Dass gerade die deutsche Eiche im Fokus der Forscher stand, hat seinen guten Grund: "Wir brauchen Bäume, welche sensibel auf Klimaveränderungen reagieren", erklärt Klimaforscher Büntgen. In deutschen Wäldern wird das Eichenwachstum wesentlich durch Sommertrockenheit beziehungsweise durch das zur Verfügung stehende Bodenwasser beeinflusst. Das heißt, in trockenen Jahren sind die Ringe eher dünner. So ermöglicht synchrones Jahrringwachstum eine präzise Datierung historischer Holzproben. Büntgen: "Erst die Einzigartigkeit der Abfolge der Jahrringe macht die Datierung der historischen Eichenproben und daher deren klimatische Interpretation möglich."

Freilich nehme die Unsicherheit der Studie je weiter man in der Zeit zurückgehe etwas zu – weil aus den ersten Jahrhunderten weniger Holz zum Vergleichen erhalten ist.

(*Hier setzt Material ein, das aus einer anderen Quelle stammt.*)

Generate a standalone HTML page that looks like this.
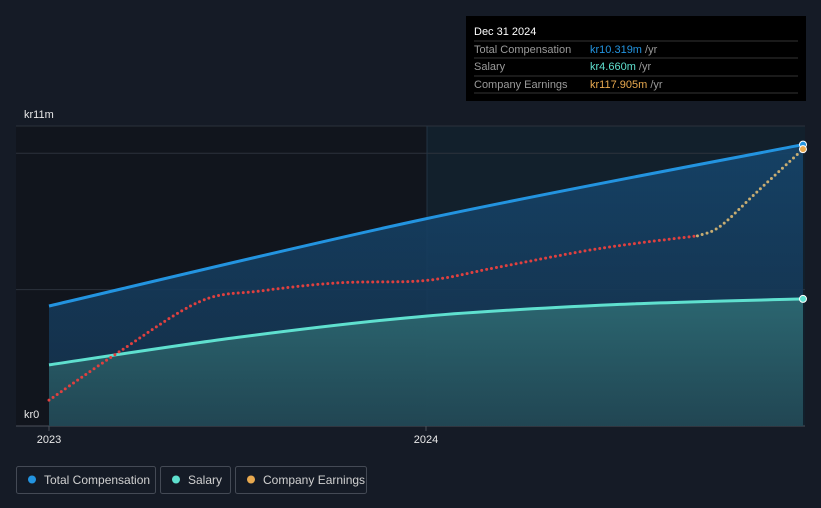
<!DOCTYPE html>
<html><head><meta charset="utf-8"><style>
body{margin:0;background:#151b26;font-family:"Liberation Sans",sans-serif;}
svg{display:block}
</style></head><body>
<svg width="821" height="508" id="chart">
<defs>
<linearGradient id="tcG" x1="0" y1="0" x2="0" y2="1"><stop offset="0" stop-color="#15446a" stop-opacity="0.9"/><stop offset="1" stop-color="#15304a" stop-opacity="0.9"/></linearGradient>
<linearGradient id="salG" x1="0" y1="0" x2="0" y2="1"><stop offset="0" stop-color="#2f6e75" stop-opacity="0.85"/><stop offset="1" stop-color="#234a55" stop-opacity="0.85"/></linearGradient>
</defs>
<rect x="16" y="126" width="411" height="300" fill="#11151d"/>
<rect x="427" y="126" width="378" height="300" fill="#12202c"/>
<g id="grid"></g>
<g id="marks"></g>
<text x="24" y="118" fill="#e8e8e8" font-size="11">kr11m</text>
<text x="24" y="418" fill="#e8e8e8" font-size="11">kr0</text>
<g id="xt"></g>
<g>
<rect x="466" y="16" width="340" height="85" fill="#000"/>
<text x="474" y="35" fill="#fff" font-size="11">Dec 31 2024</text>
<line x1="474" y1="41" x2="798" y2="41" stroke="#333"/>
<text x="474" y="53" fill="#9a9a9a" font-size="11">Total Compensation</text>
<text x="590" y="53" font-size="11"><tspan fill="#2394e0">kr10.319m</tspan><tspan fill="#9a9a9a"> /yr</tspan></text>
<line x1="474" y1="58" x2="798" y2="58" stroke="#333"/>
<text x="474" y="70" fill="#9a9a9a" font-size="11">Salary</text>
<text x="590" y="70" font-size="11"><tspan fill="#5fe0cf">kr4.660m</tspan><tspan fill="#9a9a9a"> /yr</tspan></text>
<line x1="474" y1="76" x2="798" y2="76" stroke="#333"/>
<text x="474" y="88" fill="#9a9a9a" font-size="11">Company Earnings</text>
<text x="590" y="88" font-size="11"><tspan fill="#e8a94f">kr117.905m</tspan><tspan fill="#9a9a9a"> /yr</tspan></text>
<line x1="474" y1="93" x2="798" y2="93" stroke="#333"/>
</g>
<g>
<g><rect x="16.5" y="466.5" width="139" height="27" rx="2" fill="none" stroke="#444a55"/><circle cx="32" cy="479.5" r="4" fill="#2394e0"/><text x="44" y="484" fill="#d0d0d0" font-size="12">Total Compensation</text></g>
<g><rect x="160.5" y="466.5" width="70" height="27" rx="2" fill="none" stroke="#444a55"/><circle cx="176" cy="479.5" r="4" fill="#5fe0cf"/><text x="188" y="484" fill="#d0d0d0" font-size="12">Salary</text></g>
<g><rect x="235.5" y="466.5" width="131" height="27" rx="2" fill="none" stroke="#444a55"/><circle cx="251" cy="479.5" r="4" fill="#e8a94f"/><text x="263" y="484" fill="#d0d0d0" font-size="12">Company Earnings</text></g>
</g>
</svg>
<script>
const tcDates=[2023.0,2024.0,2025.0];
const tcValues=[4.4,7.6,10.319];
const salDates=[2023.0,2023.5,2024.0,2024.5,2025.0];
const salValues=[2.24,3.25,4.03,4.45,4.66];
const earnDates=[2023.0,2023.19,2023.4,2023.56,2023.77,2024.0,2024.19,2024.46,2024.72,2024.78,2024.88,2025.0];
const earnValues=[11,32,53,57.5,61,62,67.6,75.6,81,85,100,117.905];
const yTicks=[0,5,10,11];
const xTickLabels=["2023","2024"];
const xTickDates=[2023,2024];
const NS="http://www.w3.org/2000/svg";
const x0=49,x1=803,yb=426,yt=126;
function xs(d){return x0+(d-2023)/(2025-2023)*(x1-x0);}
function ys(v){return yb-(v/11)*(yb-yt);}
function ye(v){return yb-(v/117.905)*(yb-ys(10.15));}
function mk(t,a,p){const e=document.createElementNS(NS,t);for(const k in a)e.setAttribute(k,a[k]);(p||document.getElementById('marks')).appendChild(e);return e;}
function smooth(pts){let d="M"+pts[0][0]+","+pts[0][1];for(let i=0;i<pts.length-1;i++){const p0=pts[Math.max(0,i-1)],p1=pts[i],p2=pts[i+1],p3=pts[Math.min(pts.length-1,i+2)];const c1=[p1[0]+(p2[0]-p0[0])/6,p1[1]+(p2[1]-p0[1])/6],c2=[p2[0]-(p3[0]-p1[0])/6,p2[1]-(p3[1]-p1[1])/6];d+=" C"+c1+" "+c2+" "+p2;}return d;}
const g=document.getElementById('grid');
yTicks.forEach(v=>{const l=mk('line',{x1:16,x2:805,y1:ys(v),y2:ys(v),stroke:v==0?'#4a505a':'#2c323c','stroke-width':1},g);

});
mk('line',{x1:427,x2:427,y1:126,y2:426,stroke:'#223444'},g);
const tc=tcDates.map((d,i)=>[xs(d),ys(tcValues[i])]);
const sal=salDates.map((d,i)=>[xs(d),ys(salValues[i])]);
const er=earnDates.map((d,i)=>[xs(d),ye(earnValues[i])]);
const tcA=mk('path',{d:smooth(tc)+` L${x1},${yb} L${x0},${yb} Z`,fill:'url(#tcG)'});


const sA=mk('path',{d:smooth(sal)+` L${x1},${yb} L${x0},${yb} Z`,fill:'url(#salG)'});


const tcL=mk('path',{d:smooth(tc),fill:'none',stroke:'#2394e0','stroke-width':3});


const sL=mk('path',{d:smooth(sal),fill:'none',stroke:'#5fe0cf','stroke-width':3});


const cut=8;
const eL1=mk('path',{d:smooth(er.slice(0,cut+1)),fill:'none',stroke:'#e0403f','stroke-width':3,'stroke-dasharray':'0 5','stroke-linecap':'round'});


const eL2=mk('path',{d:smooth(er.slice(cut)),fill:'none',stroke:'#c8ad72','stroke-width':3,'stroke-dasharray':'0 5','stroke-linecap':'round'});


[[tc,'#2394e0','total-compensation-end-point'],[sal,'#5fe0cf','salary-end-point'],[er,'#e8a94f','earnings-end-point']].forEach(([p,c,n])=>{const q=p[p.length-1];const e=mk('circle',{cx:q[0],cy:q[1],r:3.5,fill:c,stroke:'#fff','stroke-width':1});

});
const xt=document.getElementById('xt');
xTickDates.forEach((d,i)=>{const t=mk('text',{x:xs(d),y:443,fill:'#e8e8e8','font-size':11,'text-anchor':'middle'},xt);t.textContent=xTickLabels[i];


mk('line',{x1:xs(d),x2:xs(d),y1:426,y2:431,stroke:'#4a505a'},xt);});
</script>
</body></html>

Belege für eine Zunahme der Sommertrockenheit in jüngerer Zeit haben die Forscher übrigens nicht gefunden. So lasse sich aus den Untersuchungen keine Entwicklung zu stärker und länger andauernden Dürreperioden ableiten, betonen die Forscher, da es auch früher schon ähnliche lange Etappen mit bestimmten klimatischen Bedingungen gegeben habe. Büntgen: "Wenn man die natürlichen Niederschlags-Schwankungen über 1000 Jahre betrachtet, erscheinen die Veränderungen während der letzten 100 Jahren eher unspektakulär."